Human beings are irrevocably shaped by their childhoods. Each of us has unique experience during out youth that fundamentally influence who we are. We internalize these experiences and take them with us throughout our lives. A person who grows up in extreme poverty develops a very different outlook on life than a person who spends his or her childhood in the lap of luxury. Even if an individual’s situation changes, he or she will continue to be affected to some degree. My grandmother spent her early years struggling to survive by saving and reusing whatever she could.

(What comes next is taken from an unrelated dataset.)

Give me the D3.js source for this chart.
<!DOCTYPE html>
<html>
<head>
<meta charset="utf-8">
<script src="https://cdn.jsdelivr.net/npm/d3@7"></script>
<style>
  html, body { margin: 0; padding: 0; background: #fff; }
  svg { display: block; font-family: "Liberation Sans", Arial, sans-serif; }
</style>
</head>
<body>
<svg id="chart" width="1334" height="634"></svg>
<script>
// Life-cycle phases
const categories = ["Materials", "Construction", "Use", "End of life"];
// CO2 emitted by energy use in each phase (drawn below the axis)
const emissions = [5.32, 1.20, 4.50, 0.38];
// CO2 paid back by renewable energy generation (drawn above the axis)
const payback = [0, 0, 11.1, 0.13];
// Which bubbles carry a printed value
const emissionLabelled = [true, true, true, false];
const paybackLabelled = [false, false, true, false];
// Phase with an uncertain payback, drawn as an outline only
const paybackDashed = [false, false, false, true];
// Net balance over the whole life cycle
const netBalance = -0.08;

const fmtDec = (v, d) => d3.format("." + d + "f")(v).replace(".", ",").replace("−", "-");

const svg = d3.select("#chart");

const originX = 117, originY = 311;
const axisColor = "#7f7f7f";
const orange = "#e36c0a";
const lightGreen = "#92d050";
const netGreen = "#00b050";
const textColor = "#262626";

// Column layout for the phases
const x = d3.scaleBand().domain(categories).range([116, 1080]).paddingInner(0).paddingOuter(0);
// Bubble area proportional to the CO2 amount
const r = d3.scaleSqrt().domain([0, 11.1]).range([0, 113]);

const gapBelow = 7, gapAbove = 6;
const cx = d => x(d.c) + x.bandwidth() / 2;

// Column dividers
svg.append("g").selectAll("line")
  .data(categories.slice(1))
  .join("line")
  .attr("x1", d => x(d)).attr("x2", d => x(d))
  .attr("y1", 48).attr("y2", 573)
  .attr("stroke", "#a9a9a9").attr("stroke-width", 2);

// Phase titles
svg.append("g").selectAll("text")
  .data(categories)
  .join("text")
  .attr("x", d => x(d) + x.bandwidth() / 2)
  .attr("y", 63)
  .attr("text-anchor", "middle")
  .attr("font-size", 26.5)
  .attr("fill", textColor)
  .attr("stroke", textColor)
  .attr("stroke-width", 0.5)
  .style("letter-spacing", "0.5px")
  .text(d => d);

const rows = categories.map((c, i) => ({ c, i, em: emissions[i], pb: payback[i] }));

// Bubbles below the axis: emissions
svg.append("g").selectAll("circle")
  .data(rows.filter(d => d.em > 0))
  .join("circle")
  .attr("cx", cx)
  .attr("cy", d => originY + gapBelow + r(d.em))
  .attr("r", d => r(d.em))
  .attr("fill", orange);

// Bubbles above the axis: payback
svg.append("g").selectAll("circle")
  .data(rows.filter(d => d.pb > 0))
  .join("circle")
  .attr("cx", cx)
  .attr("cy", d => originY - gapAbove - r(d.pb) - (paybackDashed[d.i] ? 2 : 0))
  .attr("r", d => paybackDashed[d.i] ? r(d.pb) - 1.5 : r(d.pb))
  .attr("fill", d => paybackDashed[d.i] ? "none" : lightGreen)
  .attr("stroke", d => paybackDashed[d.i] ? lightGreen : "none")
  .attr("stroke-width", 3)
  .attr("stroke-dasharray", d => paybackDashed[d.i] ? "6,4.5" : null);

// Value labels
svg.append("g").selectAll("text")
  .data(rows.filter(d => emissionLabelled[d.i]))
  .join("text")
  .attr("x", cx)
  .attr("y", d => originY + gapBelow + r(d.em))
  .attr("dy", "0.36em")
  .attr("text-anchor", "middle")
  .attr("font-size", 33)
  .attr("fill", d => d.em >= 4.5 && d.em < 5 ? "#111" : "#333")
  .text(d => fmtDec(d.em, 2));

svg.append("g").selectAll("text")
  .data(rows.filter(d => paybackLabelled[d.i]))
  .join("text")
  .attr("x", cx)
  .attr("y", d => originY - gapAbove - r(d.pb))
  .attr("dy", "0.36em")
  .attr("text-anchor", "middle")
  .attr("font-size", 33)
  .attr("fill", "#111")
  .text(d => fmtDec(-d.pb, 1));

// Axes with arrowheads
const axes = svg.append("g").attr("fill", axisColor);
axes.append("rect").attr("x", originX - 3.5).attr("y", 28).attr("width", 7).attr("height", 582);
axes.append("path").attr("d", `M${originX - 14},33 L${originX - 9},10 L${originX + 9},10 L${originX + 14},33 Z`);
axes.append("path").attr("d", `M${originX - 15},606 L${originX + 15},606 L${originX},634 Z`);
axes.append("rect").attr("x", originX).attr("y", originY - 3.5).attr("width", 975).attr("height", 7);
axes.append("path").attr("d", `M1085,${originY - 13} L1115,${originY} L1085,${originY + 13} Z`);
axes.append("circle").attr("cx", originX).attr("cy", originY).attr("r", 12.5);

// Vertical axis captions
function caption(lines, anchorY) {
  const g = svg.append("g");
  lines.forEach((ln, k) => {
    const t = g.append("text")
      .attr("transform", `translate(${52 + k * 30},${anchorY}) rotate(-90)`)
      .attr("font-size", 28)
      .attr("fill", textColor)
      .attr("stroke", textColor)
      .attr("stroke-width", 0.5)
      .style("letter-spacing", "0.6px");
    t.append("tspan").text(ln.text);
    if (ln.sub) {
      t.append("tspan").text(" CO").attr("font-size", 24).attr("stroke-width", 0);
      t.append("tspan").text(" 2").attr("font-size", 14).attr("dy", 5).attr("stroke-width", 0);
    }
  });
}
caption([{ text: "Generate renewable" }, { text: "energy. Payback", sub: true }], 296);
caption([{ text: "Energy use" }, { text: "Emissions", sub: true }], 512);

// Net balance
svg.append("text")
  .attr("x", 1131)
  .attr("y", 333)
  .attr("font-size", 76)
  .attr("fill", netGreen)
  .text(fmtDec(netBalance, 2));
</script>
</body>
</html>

Despite becoming a financially successful adult, she continued to wash and reuse sandwich bags and to sell back empty cans for five cents each.



Next, let’s look at some reasonable inferences we can draw:


  • The concept of childhood shaping adulthood is central to the author’s argument.

The main idea is always the one that comes up the most often in the passage.


  • The author includes the story of his/her grandmother washing and reusing sandwich bags and selling back cans to provide a specific example of this concept.

Passages always include supporting evidence for and/or specific examples of the ideas they present.


Finally, let’s consider some unreasonable inferences that would not pass the ACT/SAT “directly supported” rule:


  • The “grandmother” story is true.

We have no way to verify this independent of the passage.


  • The author himself/herself grew up in poverty.

The author doesn’t refer to his or her own situation growing up, only his/her grandmother’s.


  • A parent of the author (son/daughter of the grandmother) also grew up in poverty.


The parent did NOT grow up in poverty.

We don’t know at exactly what point the grandmother became a “financially successful adult” or when the grandmother gave birth to the author’s mom or dad.  Therefore, we do not have enough information to make an inference one way or the other.